Your objective: Pictures are excluded. Copy exactly, and only, the lines from the one containing "What seaborn and" through the one containing "ax2 = ax.twinx()", both ends included.
↓
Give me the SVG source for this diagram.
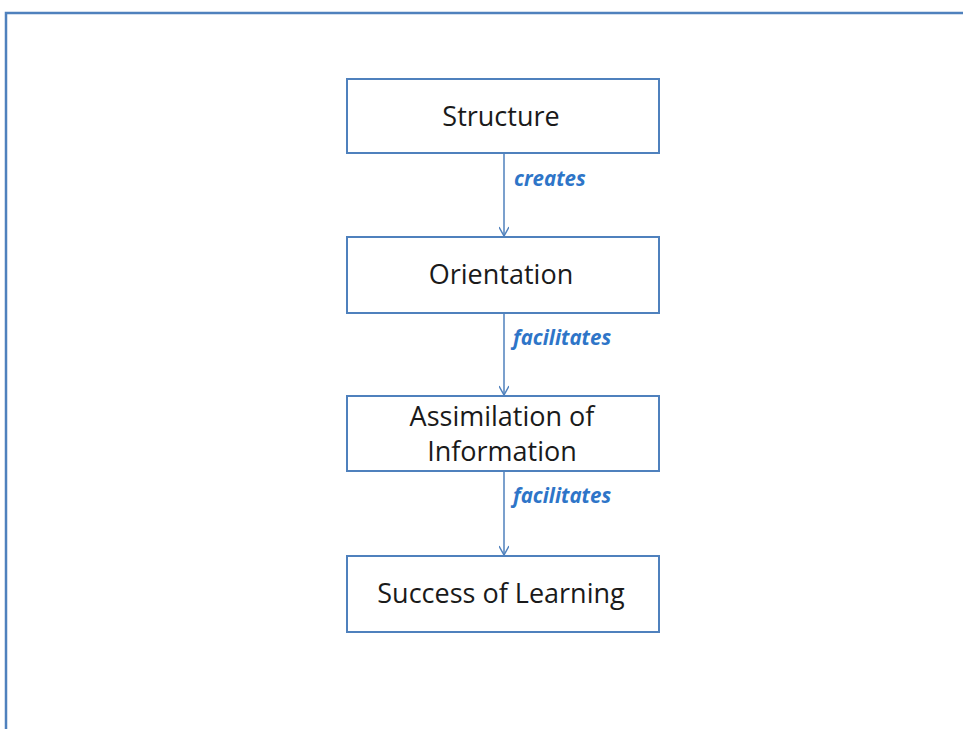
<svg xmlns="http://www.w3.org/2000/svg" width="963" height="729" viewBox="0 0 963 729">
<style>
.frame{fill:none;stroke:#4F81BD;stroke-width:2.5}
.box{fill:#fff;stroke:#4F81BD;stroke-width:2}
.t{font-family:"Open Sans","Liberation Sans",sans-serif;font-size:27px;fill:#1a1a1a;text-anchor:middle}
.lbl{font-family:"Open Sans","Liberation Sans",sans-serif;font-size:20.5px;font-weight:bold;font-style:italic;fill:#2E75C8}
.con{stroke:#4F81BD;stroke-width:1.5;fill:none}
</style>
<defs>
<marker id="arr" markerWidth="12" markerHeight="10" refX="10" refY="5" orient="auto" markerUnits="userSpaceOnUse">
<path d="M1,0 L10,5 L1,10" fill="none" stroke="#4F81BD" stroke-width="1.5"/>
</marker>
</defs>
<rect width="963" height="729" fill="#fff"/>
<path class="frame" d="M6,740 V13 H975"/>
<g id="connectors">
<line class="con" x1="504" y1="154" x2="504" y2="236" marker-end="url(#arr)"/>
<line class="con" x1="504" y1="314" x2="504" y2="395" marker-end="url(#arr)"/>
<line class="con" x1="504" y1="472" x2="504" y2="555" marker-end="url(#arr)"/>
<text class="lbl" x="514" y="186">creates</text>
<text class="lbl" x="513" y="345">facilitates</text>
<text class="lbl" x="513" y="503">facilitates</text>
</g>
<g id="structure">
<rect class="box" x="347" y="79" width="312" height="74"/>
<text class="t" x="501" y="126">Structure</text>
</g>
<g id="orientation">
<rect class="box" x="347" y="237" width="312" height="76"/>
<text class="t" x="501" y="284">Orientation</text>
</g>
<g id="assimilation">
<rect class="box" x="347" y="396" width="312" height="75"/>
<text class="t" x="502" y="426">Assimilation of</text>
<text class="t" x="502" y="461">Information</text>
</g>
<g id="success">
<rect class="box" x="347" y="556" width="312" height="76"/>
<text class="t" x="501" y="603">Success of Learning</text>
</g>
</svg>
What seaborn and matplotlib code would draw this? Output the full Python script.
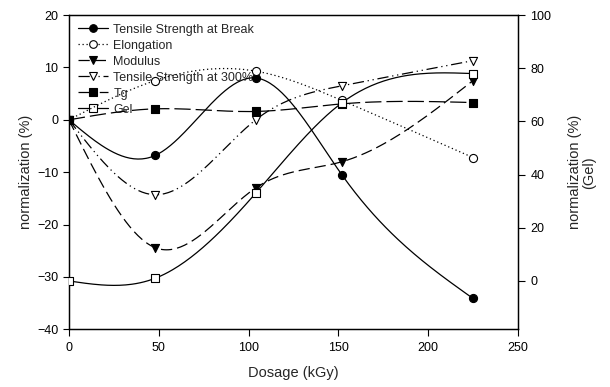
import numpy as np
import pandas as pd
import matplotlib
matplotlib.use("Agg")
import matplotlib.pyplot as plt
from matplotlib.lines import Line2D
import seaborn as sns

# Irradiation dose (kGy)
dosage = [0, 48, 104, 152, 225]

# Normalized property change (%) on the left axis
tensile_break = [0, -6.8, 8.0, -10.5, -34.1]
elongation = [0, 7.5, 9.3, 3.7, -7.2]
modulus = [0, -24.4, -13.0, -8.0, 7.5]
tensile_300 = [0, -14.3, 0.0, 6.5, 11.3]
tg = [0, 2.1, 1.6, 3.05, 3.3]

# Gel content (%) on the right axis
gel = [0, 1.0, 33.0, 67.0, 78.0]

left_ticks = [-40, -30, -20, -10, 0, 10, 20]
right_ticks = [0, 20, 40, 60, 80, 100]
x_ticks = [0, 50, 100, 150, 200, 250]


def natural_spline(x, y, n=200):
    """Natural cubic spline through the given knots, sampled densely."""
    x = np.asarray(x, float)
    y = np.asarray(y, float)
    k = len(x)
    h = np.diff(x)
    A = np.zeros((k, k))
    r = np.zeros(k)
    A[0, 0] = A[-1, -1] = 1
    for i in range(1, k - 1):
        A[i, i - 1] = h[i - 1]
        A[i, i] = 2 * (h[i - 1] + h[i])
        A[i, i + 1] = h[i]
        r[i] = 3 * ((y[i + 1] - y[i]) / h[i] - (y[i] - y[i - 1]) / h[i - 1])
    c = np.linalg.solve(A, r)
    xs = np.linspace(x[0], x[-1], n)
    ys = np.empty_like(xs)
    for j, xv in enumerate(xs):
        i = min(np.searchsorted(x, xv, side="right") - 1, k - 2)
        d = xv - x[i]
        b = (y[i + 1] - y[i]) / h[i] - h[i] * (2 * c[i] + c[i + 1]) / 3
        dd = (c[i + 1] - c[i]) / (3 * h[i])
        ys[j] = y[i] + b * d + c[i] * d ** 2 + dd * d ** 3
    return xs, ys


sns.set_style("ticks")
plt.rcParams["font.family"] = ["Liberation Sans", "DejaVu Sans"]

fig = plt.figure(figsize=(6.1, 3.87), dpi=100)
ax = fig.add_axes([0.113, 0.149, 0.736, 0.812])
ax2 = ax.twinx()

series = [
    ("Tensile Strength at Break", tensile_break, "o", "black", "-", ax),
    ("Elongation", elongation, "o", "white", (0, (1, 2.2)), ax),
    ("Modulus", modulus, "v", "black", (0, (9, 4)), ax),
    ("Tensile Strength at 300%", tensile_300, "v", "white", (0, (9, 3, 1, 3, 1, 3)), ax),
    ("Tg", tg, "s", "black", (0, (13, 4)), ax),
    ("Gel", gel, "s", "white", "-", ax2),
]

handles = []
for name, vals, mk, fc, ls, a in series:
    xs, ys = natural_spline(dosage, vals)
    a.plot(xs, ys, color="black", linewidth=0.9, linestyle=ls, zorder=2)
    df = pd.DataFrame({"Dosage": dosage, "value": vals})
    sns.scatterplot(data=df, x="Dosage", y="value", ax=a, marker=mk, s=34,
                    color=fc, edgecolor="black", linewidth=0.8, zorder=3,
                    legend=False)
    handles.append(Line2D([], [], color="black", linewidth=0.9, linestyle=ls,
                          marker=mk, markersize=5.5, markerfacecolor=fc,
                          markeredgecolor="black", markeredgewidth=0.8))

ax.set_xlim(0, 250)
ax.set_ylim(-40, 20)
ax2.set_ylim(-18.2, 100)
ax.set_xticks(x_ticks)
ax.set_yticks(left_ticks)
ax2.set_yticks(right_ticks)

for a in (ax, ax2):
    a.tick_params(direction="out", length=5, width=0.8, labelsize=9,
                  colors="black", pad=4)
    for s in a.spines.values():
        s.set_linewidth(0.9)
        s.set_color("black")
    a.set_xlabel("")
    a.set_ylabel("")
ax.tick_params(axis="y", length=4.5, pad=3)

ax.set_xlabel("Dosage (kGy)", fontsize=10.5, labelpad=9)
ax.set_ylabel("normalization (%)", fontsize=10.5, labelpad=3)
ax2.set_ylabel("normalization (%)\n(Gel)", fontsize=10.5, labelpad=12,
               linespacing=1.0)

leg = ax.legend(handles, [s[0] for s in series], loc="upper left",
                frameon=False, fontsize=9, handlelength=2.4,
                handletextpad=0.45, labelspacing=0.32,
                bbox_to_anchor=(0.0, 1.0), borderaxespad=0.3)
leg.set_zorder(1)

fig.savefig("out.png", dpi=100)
↑
Output for this task:
What seaborn and matplotlib code would draw this? Output the full Python script.
import numpy as np
import pandas as pd
import matplotlib
matplotlib.use("Agg")
import matplotlib.pyplot as plt
from matplotlib.lines import Line2D
import seaborn as sns

# Irradiation dose (kGy)
dosage = [0, 48, 104, 152, 225]

# Normalized property change (%) on the left axis
tensile_break = [0, -6.8, 8.0, -10.5, -34.1]
elongation = [0, 7.5, 9.3, 3.7, -7.2]
modulus = [0, -24.4, -13.0, -8.0, 7.5]
tensile_300 = [0, -14.3, 0.0, 6.5, 11.3]
tg = [0, 2.1, 1.6, 3.05, 3.3]

# Gel content (%) on the right axis
gel = [0, 1.0, 33.0, 67.0, 78.0]

left_ticks = [-40, -30, -20, -10, 0, 10, 20]
right_ticks = [0, 20, 40, 60, 80, 100]
x_ticks = [0, 50, 100, 150, 200, 250]


def natural_spline(x, y, n=200):
    """Natural cubic spline through the given knots, sampled densely."""
    x = np.asarray(x, float)
    y = np.asarray(y, float)
    k = len(x)
    h = np.diff(x)
    A = np.zeros((k, k))
    r = np.zeros(k)
    A[0, 0] = A[-1, -1] = 1
    for i in range(1, k - 1):
        A[i, i - 1] = h[i - 1]
        A[i, i] = 2 * (h[i - 1] + h[i])
        A[i, i + 1] = h[i]
        r[i] = 3 * ((y[i + 1] - y[i]) / h[i] - (y[i] - y[i - 1]) / h[i - 1])
    c = np.linalg.solve(A, r)
    xs = np.linspace(x[0], x[-1], n)
    ys = np.empty_like(xs)
    for j, xv in enumerate(xs):
        i = min(np.searchsorted(x, xv, side="right") - 1, k - 2)
        d = xv - x[i]
        b = (y[i + 1] - y[i]) / h[i] - h[i] * (2 * c[i] + c[i + 1]) / 3
        dd = (c[i + 1] - c[i]) / (3 * h[i])
        ys[j] = y[i] + b * d + c[i] * d ** 2 + dd * d ** 3
    return xs, ys


sns.set_style("ticks")
plt.rcParams["font.family"] = ["Liberation Sans", "DejaVu Sans"]

fig = plt.figure(figsize=(6.1, 3.87), dpi=100)
ax = fig.add_axes([0.113, 0.149, 0.736, 0.812])
ax2 = ax.twinx()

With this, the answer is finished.